Defensive Relocation Tactics

Do This

  • Isolate how your income is actually taxed. Do not look at standard brackets. Check if the destination state specifically taxes Social Security, Military Pensions, or Government Pensions. Many states that tax wages completely exempt these specific retirement incomes.
  • Factor in homeowners insurance spikes. Florida and Texas may save you on income tax, but due to hurricanes and grid failures, standard homeowners insurance policies in these states have exploded to $3,000-$5,000+ per year. That is a hidden, unrecoverable tax.

Avoid This

  • Never assume "Retirement Friendly" means cheap. Retirement friendly just means the weather is nice. Often, county municipalities actively prey on out-of-state retirees by aggressively jacking up property tax millage rates because they know retirees have massive home equity and no mobility.
  • Do not ignore the Estate Tax. Some states have no income tax, but they have a brutal "Estate Tax" or "Inheritance Tax" (e.g., Washington, Oregon, Pennsylvania). If your goal is generational wealth transfer, dying in the wrong zip code can cost your family 10-15% of their total inheritance.

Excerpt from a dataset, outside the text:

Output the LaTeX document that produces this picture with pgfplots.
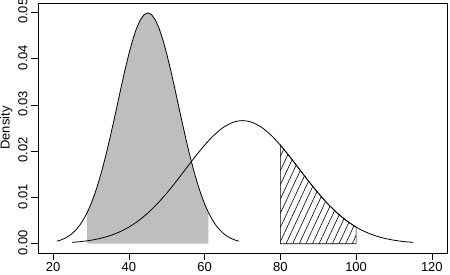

Frequently Asked Questions

Does my Roth IRA get taxed differently by states?

No. Under federal design, qualified distributions from a Roth IRA are totally tax-free at the federal level, and therefore universally ignored by state income tax boards. Moving across borders has zero tax impact on Roth withdrawals.

If I keep a second home in my old state, what happens?

This is called the "Domicile Trap." Aggressive high-tax states (like NY and CA) constantly audit high-net-worth individuals claiming residency in Florida. If you spend 183 days or more in the high-tax state, or retain an active driver's license/business there, they will legally claim you are a full-time resident and violently claw back their income taxes in a court audit.

Are out-of-state municipal bonds tax-free?

Generally, no. Municipal bonds are federally tax-free, but only state-tax-free if you buy bonds issued *by your specific resident state*. If you live in California and buy a Texas muni-bond, California will tax the yield. This forces retirees to dump and re-balance their bond portfolios when relocating.